What's important about correct diagnosis is that if somone is bipolar and prescribed antidepressants (as might be for someone who is "borderline"), the SSRI's can cause bipolar symptoms to be worse. On the other hand, mood stabilizers or antipsychotics (as given in some cases) would probably not be helpful to someone who has "borderline" symptoms.

So, I guess the grain of wisdom in all of this is: Do not accept a diagnosis of BPD without putting up a fight, because more and more clinicians are beginning to see that it isn't a helpful diagnosis. Also the "empirically-driven" therapies developed for BPD don't really get to the heart of the matter. Yes, it's important to give an individual who has highly destructive relational patterns an opportunity to develop better coping and relating skills, but most of these therapies stop short at getting to the heart of the matter: Most women with "BPD" symptoms come from very difficult family backgrounds where they learned their dysfunctional relational patterns. Therapies that don't also look at the foundation of the individual's personality are really nothing but band-aids in the long run.

Anyhow, I hope this is helpful.
post #18 of 67
I agree with Vishapmama on the subject of BPD. My own therapist also does not believe in diagnosing folks with BPD, and I've found it quite helpful to choose NOT to accept the label. The truth is that most mental health professionals use the diagnosis for female patients that may have difficult, needy behaviors that the therapists don't particularly want to deal with. Once you have a label of BPD it is very hard to get quality care- many mental health professionals refuse to see borderlines entirely, other severely limit the number they will accept into their practice. Once they see "BPD" they assume they know all about you as a person, and little of it is flattering.

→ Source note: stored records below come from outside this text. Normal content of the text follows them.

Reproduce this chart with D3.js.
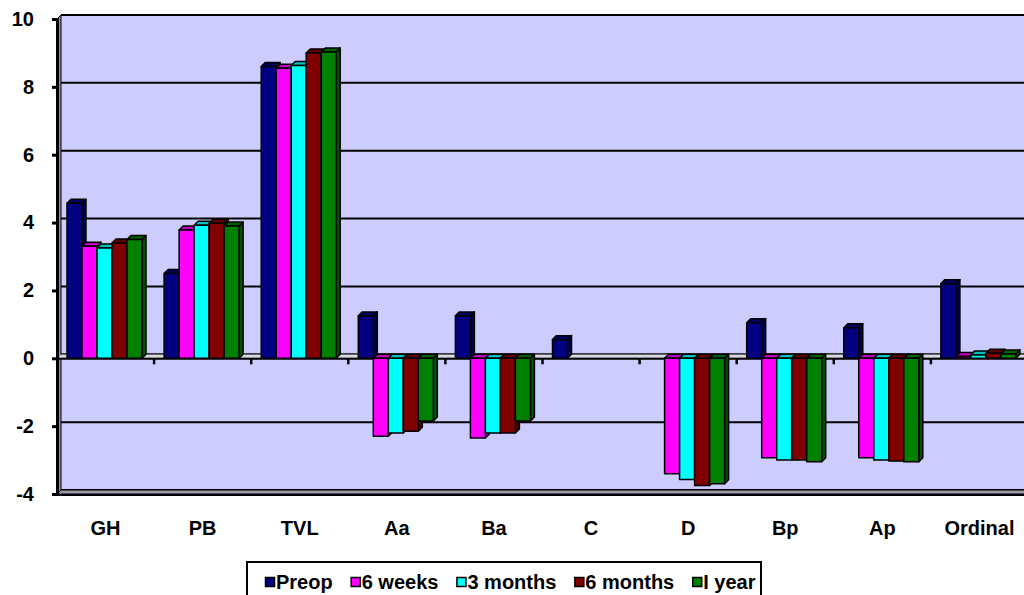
<!DOCTYPE html>
<html>
<head>
<meta charset="utf-8">
<script src="https://cdn.jsdelivr.net/npm/d3@7"></script>
<style>
  html, body { margin: 0; padding: 0; background: #fff; }
  svg { display: block; font-family: 'Liberation Sans', Arial, sans-serif; font-weight: bold; }
</style>
</head>
<body>
<svg width="1024" height="595"></svg>
<script>
const categories = ['GH', 'PB', 'TVL', 'Aa', 'Ba', 'C', 'D', 'Bp', 'Ap', 'Ordinal'];
const seriesNames = ['Preop', '6 weeks', '3 months', '6 months', 'I year'];
const seriesColors = ['#000080', '#FF00FF', '#00FFFF', '#800000', '#008000'];
const yTicks = [-4, -2, 0, 2, 4, 6, 8, 10];

const preop    = [4.57, 2.5, 8.6, 1.25, 1.25, 0.55, 0, 1.05, 0.9, 2.2];
const weeks6   = [3.3, 3.78, 8.55, -2.3, -2.35, 0, -3.4, -2.93, -2.93, 0.05];
const months3  = [3.25, 3.92, 8.63, -2.2, -2.2, 0, -3.57, -3.0, -3.0, 0.1];
const months6  = [3.4, 3.98, 9.0, -2.15, -2.2, 0, -3.75, -3.0, -3.03, 0.15];
const year1    = [3.5, 3.9, 9.03, -1.85, -1.85, 0, -3.7, -3.05, -3.05, 0.13];
const seriesValues = [preop, weeks6, months3, months6, year1];

const W = 1024, H = 595;
const left = 57, catW = 97.1;
const depth = 4;
const font = "'Liberation Sans', Arial, sans-serif";

const svg = d3.select('svg');

const y = d3.scaleLinear([-4, 10], [494, 19]);
const x = d3.scaleBand(categories, [left, left + catW * categories.length]);
const xs = d3.scaleBand(seriesNames, [10, 85]);

// back wall
svg.append('rect')
  .attr('x', left + depth)
  .attr('y', y(10) - depth)
  .attr('width', W - left)
  .attr('height', y(-4) - y(10))
  .attr('fill', '#CCCCFF');

// gridlines on back wall
svg.append('g')
  .selectAll('line')
  .data(yTicks)
  .join('line')
    .attr('x1', left + depth)
    .attr('x2', W)
    .attr('y1', (d) => y(d) - depth)
    .attr('y2', (d) => y(d) - depth)
    .attr('stroke', 'black')
    .attr('stroke-width', 2);

// left side wall
svg.append('polygon')
  .attr('points', [
    [left, y(10)], [left + depth, y(10) - depth],
    [left + depth, y(-4) - depth], [left, y(-4)]
  ].join(' '))
  .attr('fill', '#9090a8')
  .attr('stroke', 'black')
  .attr('stroke-width', 1);

// bottom floor edge
svg.append('polygon')
  .attr('points', [
    [left, y(-4)], [left + depth, y(-4) - depth],
    [W + depth, y(-4) - depth], [W, y(-4)]
  ].join(' '))
  .attr('fill', '#9a9aa6')
  .attr('stroke', 'black')
  .attr('stroke-width', 1);
svg.append('line')
  .attr('x1', left).attr('x2', W)
  .attr('y1', y(-4) + 1).attr('y2', y(-4) + 1)
  .attr('stroke', 'black').attr('stroke-width', 2);

// zero plane
svg.append('polygon')
  .attr('points', [
    [left, y(0)], [left + depth, y(0) - depth],
    [W + depth, y(0) - depth], [W, y(0)]
  ].join(' '))
  .attr('fill', '#d8d8e4')
  .attr('stroke', '#555')
  .attr('stroke-width', 1);
svg.append('line')
  .attr('x1', left).attr('x2', W)
  .attr('y1', y(0) + 0.5).attr('y2', y(0) + 0.5)
  .attr('stroke', 'black').attr('stroke-width', 2);

// category boundary ticks
svg.append('g')
  .selectAll('line')
  .data(categories.slice(1))
  .join('line')
    .attr('x1', (d) => x(d))
    .attr('x2', (d) => x(d))
    .attr('y1', y(0))
    .attr('y2', y(0) + 6)
    .attr('stroke', 'black')
    .attr('stroke-width', 2.5);

// bars
const bars = [];
categories.forEach((c, ci) => {
  seriesNames.forEach((s, si) => {
    const v = seriesValues[si][ci];
    if (v !== 0) bars.push({ c, s, si, v });
  });
});

const barG = svg.append('g');
bars.forEach((b) => {
  const x0 = x(b.c) + xs(b.s);
  const w = xs.bandwidth();
  const yTop = y(Math.max(b.v, 0));
  const yBot = y(Math.min(b.v, 0));
  const col = d3.color(seriesColors[b.si]);
  const g = barG.append('g')
    .attr('stroke', 'black')
    .attr('stroke-width', 1.5)
    .attr('stroke-linejoin', 'round');
  g.append('polygon')
    .attr('points', [
      [x0 + w, yTop], [x0 + w + depth, yTop - depth],
      [x0 + w + depth, yBot - depth], [x0 + w, yBot]
    ].join(' '))
    .attr('fill', col.darker(1.3));
  g.append('polygon')
    .attr('points', [
      [x0, yTop], [x0 + depth, yTop - depth],
      [x0 + w + depth, yTop - depth], [x0 + w, yTop]
    ].join(' '))
    .attr('fill', col.darker(0.8));
  g.append('rect')
    .attr('x', x0)
    .attr('y', yTop)
    .attr('width', w)
    .attr('height', yBot - yTop)
    .attr('fill', col);
});

// y axis
const yAxis = d3.axisLeft(y)
  .tickValues(yTicks)
  .tickFormat((d) => String(d))
  .tickSize(5)
  .tickPadding(18);
const yg = svg.append('g')
  .attr('transform', `translate(${left}, 0)`)
  .call(yAxis);
yg.select('.domain').attr('stroke-width', 3);
yg.selectAll('.tick line').attr('stroke-width', 3);
yg.selectAll('text')
  .style('font-family', font)
  .style('font-weight', 'bold')
  .style('font-size', '20px')
  .attr('fill', 'black');

// x axis labels
const xAxis = d3.axisBottom(x).tickSize(0).tickPadding(27);
const xg = svg.append('g')
  .attr('transform', `translate(0, ${y(-4)})`)
  .call(xAxis);
xg.select('.domain').remove();
xg.selectAll('text')
  .style('font-family', font)
  .style('font-weight', 'bold')
  .style('font-size', '20px')
  .attr('fill', 'black');

// legend
svg.append('rect')
  .attr('x', 247)
  .attr('y', 562)
  .attr('width', 514)
  .attr('height', 40)
  .attr('fill', 'white')
  .attr('stroke', 'black')
  .attr('stroke-width', 2);

const legend = svg.append('g');
let lx = 265;
seriesNames.forEach((s, i) => {
  const item = legend.append('g').attr('transform', `translate(${lx}, 0)`);
  item.append('rect')
    .attr('x', 0.5)
    .attr('y', 577.5)
    .attr('width', 9)
    .attr('height', 9)
    .attr('fill', seriesColors[i])
    .attr('stroke', 'black')
    .attr('stroke-width', 1.5);
  const t = item.append('text')
    .attr('x', 11)
    .attr('y', 589)
    .style('font-size', '20px')
    .text(s);
  lx += 11 + t.node().getComputedTextLength() + 18;
});
</script>
</body>
</html>
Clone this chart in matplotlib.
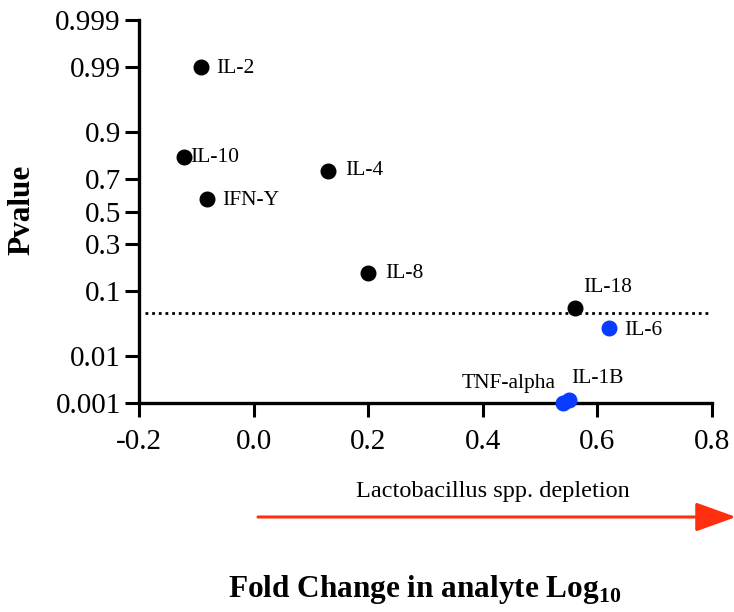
import numpy as np
import matplotlib
matplotlib.use("Agg")
import matplotlib.pyplot as plt
from statistics import NormalDist

plt.rcParams['font.family'] = ['Liberation Serif', 'DejaVu Serif']
plt.rcParams['mathtext.fontset'] = 'custom'
plt.rcParams['mathtext.rm'] = 'Liberation Serif'
plt.rcParams['mathtext.bf'] = 'Liberation Serif:bold'

analytes = ["IL-2", "IL-10", "IL-4", "IFN-Y", "IL-8", "IL-18", "IL-6", "TNF-alpha", "IL-1B"]
fold_change = [-0.092, -0.121, 0.130, -0.081, 0.200, 0.561, 0.620, 0.540, 0.550]
pvalues = [0.99, 0.81, 0.745, 0.577, 0.159, 0.059, 0.030, 0.0010, 0.0012]
colours = ["black", "black", "black", "black", "black", "black", "#0a3cff", "#0a3cff", "#0a3cff"]
# label offsets in points, and alignment
offsets = [(11, -1), (4, 0), (12, 0), (11, -1), (12, 0), (6, 15), (11, -2), (-5, 14), (2, 15)]
aligns = ["left", "left", "left", "left", "left", "left", "left", "right", "left"]

yticks = [0.001, 0.01, 0.1, 0.3, 0.5, 0.7, 0.9, 0.99, 0.999]
ytick_labels = ["0.001", "0.01", "0.1", "0.3", "0.5", "0.7", "0.9", "0.99", "0.999"]
xticks = [-0.2, 0.0, 0.2, 0.4, 0.6, 0.8]
threshold = 0.05

nd = NormalDist()
_ppf = np.vectorize(nd.inv_cdf, otypes=[float])
_cdf = np.vectorize(nd.cdf, otypes=[float])


def probit(p):
    p = np.clip(np.asarray(p, dtype=float), 1e-9, 1 - 1e-9)
    return _ppf(p)


def inv_probit(z):
    return _cdf(np.asarray(z, dtype=float))


fig = plt.figure(figsize=(7.34, 6.12), dpi=100)
ax = fig.add_axes([139 / 734, 1 - 403 / 612, (712 - 139) / 734, (403 - 20) / 612])
ax.set_yscale("function", functions=(probit, inv_probit))

ax.plot([-0.19, 0.795], [threshold, threshold], ls=(0, (1, 1.4)), color="black", lw=2, zorder=1)

for name, x, p, c, off, ha in zip(analytes, fold_change, pvalues, colours, offsets, aligns):
    ax.plot(x, p, "o", color=c, ms=10.5, zorder=3, clip_on=False)
    ax.annotate(name, (x, p), xytext=off, textcoords="offset points",
                ha=ha, va="center", fontsize=15.5)

ax.set_xlim(-0.2, 0.8)
ax.set_ylim(0.001, 0.999)
ax.set_xticks(xticks)
ax.set_xticklabels(["-0.2", "0.0", "0.2", "0.4", "0.6", "0.8"])
ax.set_yticks(yticks)
ax.set_yticklabels(ytick_labels)
ax.minorticks_off()
ax.tick_params(axis="both", which="major", direction="out", length=10, width=2.2,
               labelsize=21, pad=3)
ax.tick_params(axis="x", pad=9)
for side in ["top", "right"]:
    ax.spines[side].set_visible(False)
for side in ["left", "bottom"]:
    ax.spines[side].set_linewidth(2.4)

fig.text(493 / 734, 1 - 492 / 612, "Lactobacillus spp. depletion", ha="center", va="center",
         fontsize=17.5)
ax.annotate("", xy=(736 / 734, 1 - 517 / 612), xytext=(258 / 734, 1 - 517 / 612),
            xycoords="figure fraction", textcoords="figure fraction",
            arrowprops=dict(arrowstyle="-|>,head_length=2.5,head_width=0.9",
                            color="#ff2e0e", lw=2.2, shrinkA=0, shrinkB=0,
                            mutation_scale=10))

fig.text(425 / 734, 1 - 590 / 612, r"Fold Change in analyte Log$_{\mathbf{10}}$",
         ha="center", va="center", fontsize=22.5, fontweight="bold")
fig.text(22 / 734, 1 - 210 / 612, "Pvalue", rotation=90, ha="center", va="center",
         fontsize=22.5, fontweight="bold")

fig.savefig("out.png", dpi=100)
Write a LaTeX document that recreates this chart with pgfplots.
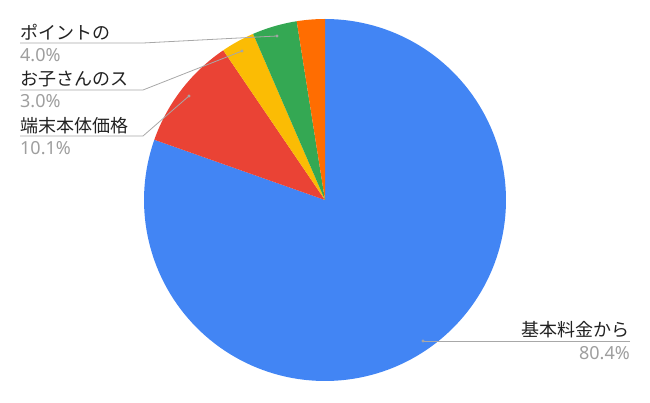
\documentclass[border=0pt]{standalone}
\usepackage{pgfplots}
\pgfplotsset{compat=1.18}
\usepackage{fontspec}
\setmainfont{Noto Sans}
\newfontfamily\jp{Noto Sans CJK JP}
\definecolor{cBlue}{HTML}{4285F4}
\definecolor{cRed}{HTML}{EA4335}
\definecolor{cYellow}{HTML}{FBBC04}
\definecolor{cGreen}{HTML}{34A853}
\definecolor{cOrange}{HTML}{FF6D01}
\definecolor{cText}{HTML}{222222}
\definecolor{cPct}{HTML}{9E9E9E}
\definecolor{cLine}{HTML}{A8A8A8}
\definecolor{cDot}{HTML}{8A8A8A}
% slice values (percent), clockwise from 12 o'clock
\def\vA{80.4}% 基本料金から
\def\vB{10.1}% 端末本体価格
\def\vC{3.0}%  お子さんのス
\def\vD{4.0}%  ポイントの
\def\vE{2.5}%  (unlabelled)
\pgfmathsetmacro\aA{90}
\pgfmathsetmacro\aB{\aA-3.6*\vA}
\pgfmathsetmacro\aC{\aB-3.6*\vB}
\pgfmathsetmacro\aD{\aC-3.6*\vC}
\pgfmathsetmacro\aE{\aD-3.6*\vD}
\pgfmathsetmacro\aF{\aE-3.6*\vE}
\newcommand\jpf{\jp\fontsize{18bp}{21bp}\selectfont}
\newcommand\pcf{\fontsize{18bp}{21bp}\selectfont}
\begin{document}
\begin{tikzpicture}
\begin{axis}[hide axis, scale only axis, width=650bp, height=402bp,
  xmin=0, xmax=650, ymin=0, ymax=402, clip=false]
\path (axis cs:0,0) rectangle (axis cs:650,402);
\addplot[fill=cBlue, draw=none, domain=\aB:\aA, samples=150, variable=\t]
  ({325+181*cos(\t)}, {202+181*sin(\t)}) -- (axis cs:325,202) -- cycle;
\addplot[fill=cRed, draw=none, domain=\aC:\aB, samples=40, variable=\t]
  ({325+181*cos(\t)}, {202+181*sin(\t)}) -- (axis cs:325,202) -- cycle;
\addplot[fill=cYellow, draw=none, domain=\aD:\aC, samples=20, variable=\t]
  ({325+181*cos(\t)}, {202+181*sin(\t)}) -- (axis cs:325,202) -- cycle;
\addplot[fill=cGreen, draw=none, domain=\aE:\aD, samples=20, variable=\t]
  ({325+181*cos(\t)}, {202+181*sin(\t)}) -- (axis cs:325,202) -- cycle;
\addplot[fill=cOrange, draw=none, domain=\aF:\aE, samples=20, variable=\t]
  ({325+181*cos(\t)}, {202+181*sin(\t)}) -- (axis cs:325,202) -- cycle;
% leader lines
\addplot[cLine, line width=0.8bp, mark=*, mark indices={3}, mark size=1.1bp,
  mark options={fill=cDot, draw=none}] coordinates {(20,359) (143,359) (277,366)};
\addplot[cLine, line width=0.8bp, mark=*, mark indices={3}, mark size=1.1bp,
  mark options={fill=cDot, draw=none}] coordinates {(20,312) (143,312) (242,351)};
\addplot[cLine, line width=0.8bp, mark=*, mark indices={3}, mark size=1.1bp,
  mark options={fill=cDot, draw=none}] coordinates {(20,266) (143,266) (189,306)};
\addplot[cLine, line width=0.8bp, mark=*, mark indices={2}, mark size=1.1bp,
  mark options={fill=cDot, draw=none}] coordinates {(630,61) (423,61)};
% labels
\node[anchor=base west, inner sep=0, text=cText, font=\jpf] at (axis cs:20,362.5) {ポイントの};
\node[anchor=base west, inner sep=0, text=cPct, font=\pcf] at (axis cs:20,340) {4.0\%};
\node[anchor=base west, inner sep=0, text=cText, font=\jpf] at (axis cs:20,316) {お子さんのス};
\node[anchor=base west, inner sep=0, text=cPct, font=\pcf] at (axis cs:20,294) {3.0\%};
\node[anchor=base west, inner sep=0, text=cText, font=\jpf] at (axis cs:20,269.5) {端末本体価格};
\node[anchor=base west, inner sep=0, text=cPct, font=\pcf] at (axis cs:20,247.5) {10.1\%};
\node[anchor=base east, inner sep=0, text=cText, font=\jpf] at (axis cs:630,66) {基本料金から};
\node[anchor=base east, inner sep=0, text=cPct, font=\pcf] at (axis cs:630,42.5) {80.4\%};
\end{axis}
\end{tikzpicture}
\end{document}
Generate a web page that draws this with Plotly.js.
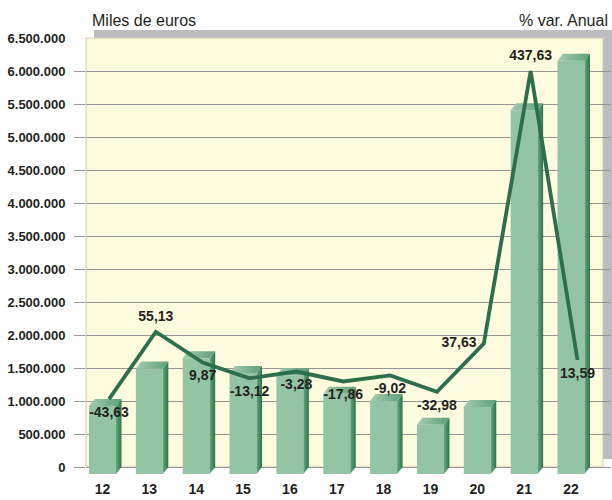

My own therapist says that people who have symptoms of BPD are quite obviously hurting quite a bit. If you treat them like they are hurting, and not like they have a mental disorder, they tend to improve. And, childhood abuse is almost universal in Borderlines. But all of these "borderline therapies" completely ignore that the symptoms are a reaction to trauma. If you treat the underlying trauma, the "borderline symptoms" go away. However, therapy for childhood trauma is generally longer term, something most therapists are unwilling to deal with currently, so they throw out labels of personality disorders and then can feel more confident walking away.

I do not doubt that your symptoms mirror those listed as criteria for BPD. I think it is important however, to understand how the label is used and seen by professionals, and other potential causes and cures, before voluntarily taking on a BPD diagnosis. -Oubliette
post #19 of 67
Thread Starter 
I appreciate both of the above postings and was hoping to see this kind of info as well! I'm reading a book on BPD and I'm quite distrubed, according to the book the "behaviors" that bother my daily life the most are the hardest to treat and the least "curable," and my problems very much mirror the BPD symptoms (I'm 9 for 9!) but I'm not sure what else would be a symptom in my life that I can't see objectively that would change the outlook. I'm looking forward to my visit on friday and I have quite a history that I need to sort out. I will update after that visit if anyone is interested!
post #20 of 67
I am NAK... but I wanted to express agreement with Vishapmama and also humbly to suggest the possibility of PTSD sometimes manifesting itself as a cluster of symptoms that could be mistaken for BPD. This is along the lines of what Oubliette mentioned as well.

I hope your appointment goes well on Friday.